The Alliance for Technical-Vocational Education and Training (TVET) said vulnerable jobs could be lost brought about by automation and presence of vulnerable industries amid the fourth industrial revolution.
“Promote career paths in agriculture, manufacturing and other traditional sectors by dovetailing with government marketing programs for job creation,” said the Alliance led by the Philippine Chamber of Commerce and Industry (PCCI) national and regional chapters, Philippine Exporters Confederation Inc. (Philexport), Export Development Council, Employers Confederation of the Philippines (Ecop ), and Technical Education and Skills Development Authority (Tesda), and Deutsche Gesellschaft für Internationale Zusammenarbeit (GIZ).

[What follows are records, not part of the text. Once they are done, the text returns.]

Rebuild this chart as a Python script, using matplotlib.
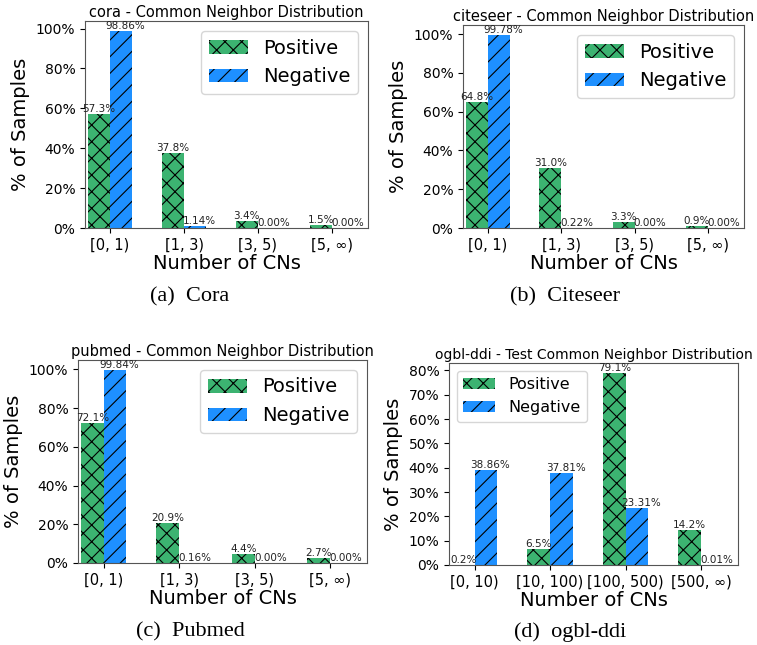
import matplotlib
matplotlib.use("Agg")
import matplotlib.pyplot as plt
import numpy as np
from matplotlib.ticker import PercentFormatter

GREEN = "#3CB371"
BLUE = "#1E90FF"

CN_BINS = ["[0, 1)", "[1, 3)", "[3, 5)", "[5, \u221e)"]
DDI_BINS = ["[0, 10)", "[10, 100)", "[100, 500)", "[500, \u221e)"]

CORA_POS = [57.3, 37.8, 3.4, 1.5]
CORA_NEG = [98.86, 1.14, 0.00, 0.00]
CITESEER_POS = [64.8, 31.0, 3.3, 0.9]
CITESEER_NEG = [99.78, 0.22, 0.00, 0.00]
PUBMED_POS = [72.1, 20.9, 4.4, 2.7]
PUBMED_NEG = [99.84, 0.16, 0.00, 0.00]
DDI_POS = [0.2, 6.5, 79.1, 14.2]
DDI_NEG = [38.86, 37.81, 23.31, 0.01]

W, H = 757, 645
plt.rcParams["hatch.linewidth"] = 0.8


def px_axes(fig, left, top, right, bottom):
    return fig.add_axes([left / W, 1 - bottom / H, (right - left) / W, (bottom - top) / H])


def panel(ax, title, bins, pos, neg, legend_loc, legend_size, title_size, yticks):
    x = np.arange(len(bins))
    w = 0.3
    ax.bar(x - w / 2, pos, w, color=GREEN, hatch="xx", label="Positive", linewidth=0)
    ax.bar(x + w / 2, neg, w, color=BLUE, hatch="//", label="Negative", linewidth=0)
    for xi, v in zip(x, pos):
        ax.text(xi - w / 2, v, f"{v:.1f}%", ha="center", va="bottom", fontsize=7.5, color="#222222")
    for xi, v in zip(x, neg):
        ax.text(xi + w / 2 + 0.06, v, f"{v:.2f}%", ha="center", va="bottom", fontsize=7.5, color="#222222")
    ax.set_xticks(x)
    ax.set_xticklabels(bins, fontsize=10.5)
    ax.set_yticks(yticks)
    ax.yaxis.set_major_formatter(PercentFormatter(decimals=0))
    ax.tick_params(axis="y", labelsize=10)
    ax.set_xlim(-0.34, 3.49)
    ax.set_ylim(0, max(max(pos), max(neg)) * 1.05)
    ax.set_xlabel("Number of CNs", fontsize=14, labelpad=1)
    ax.set_ylabel("% of Samples", fontsize=14)
    ax.set_title(title, fontsize=title_size, pad=3)
    ax.legend(loc=legend_loc, fontsize=legend_size)
    for s in ax.spines.values():
        s.set_color("#555555")


fig = plt.figure(figsize=(W / 100, H / 100), dpi=100)

ax_a = px_axes(fig, 85, 21, 368, 228)
panel(ax_a, "cora - Common Neighbor Distribution", CN_BINS, CORA_POS, CORA_NEG,
      "upper right", 14, 10.5, range(0, 101, 20))
ax_b = px_axes(fig, 463, 25, 744, 228)
panel(ax_b, "citeseer - Common Neighbor Distribution", CN_BINS, CITESEER_POS, CITESEER_NEG,
      "upper right", 14, 10.5, range(0, 101, 20))
ax_c = px_axes(fig, 78, 360, 367, 563)
panel(ax_c, "pubmed - Common Neighbor Distribution", CN_BINS, PUBMED_POS, PUBMED_NEG,
      "upper right", 14, 10.5, range(0, 101, 20))
ax_d = px_axes(fig, 449, 363, 738, 565)
panel(ax_d, "ogbl-ddi - Test Common Neighbor Distribution", DDI_BINS, DDI_POS, DDI_NEG,
      "upper left", 11.5, 10, range(0, 81, 10))

cap = dict(ha="center", va="center", fontsize=16, family="Liberation Serif")
fig.text(190 / W, 1 - 297 / H, "(a)  Cora", **cap)
fig.text(565 / W, 1 - 297 / H, "(b)  Citeseer", **cap)
fig.text(190 / W, 1 - 632 / H, "(c)  Pubmed", **cap)
fig.text(570 / W, 1 - 632 / H, "(d)  ogbl-ddi", **cap)

fig.savefig("out.png", dpi=100)
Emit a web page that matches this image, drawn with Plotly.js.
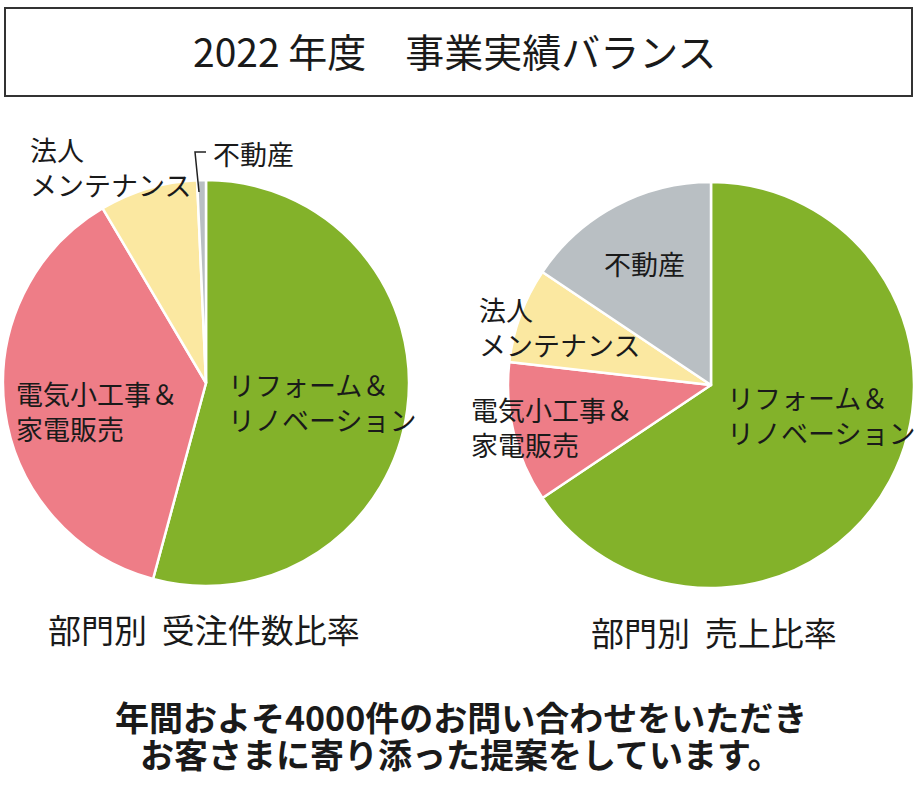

The group underscored the need to develop the research capability and labor market information on a par with Asean standards.
It said there is reference/benchmark such as Asean standard for in-company trainers’ training. Republic Act (RA) 11230, or the Act Instituting a Philippine Labor Force Competencies Competitiveness Program and Free Access to TVET, was signed into law last March.
Such law stipulated that employed workers who intend to develop and expand their current skills and training can avail themselves of assistance through a fund established to provide free access to TVET programs.
It also aims to address unemployment and jobs-mismatch by providing the Filipino labor force with free access to technical-vocational education, and instituting the Philippine Labor Force Competencies Competitiveness Program which would assess the prevailing requirement of industries. Dr. Eduardo Ong, chairman of PCCI Education Committee, said the PCCI, Philexport, the Ecop and other organizations are all working toward identifying the breadth of jobs that are likely to be threatened by this technological advancement.
“As one country, we should believe in the reality that jobs of the future will be the ones that machines can’t do and it’s fair to say that anything that can be measured or is based on rules will be automated. This idea I think is great news because it means we can automate the work and humanize the jobs,” he said.
Ong also underscored the need to strengthen collaboration between and among government, academe and industry to discuss the dynamic transformation of the economy into the digital era.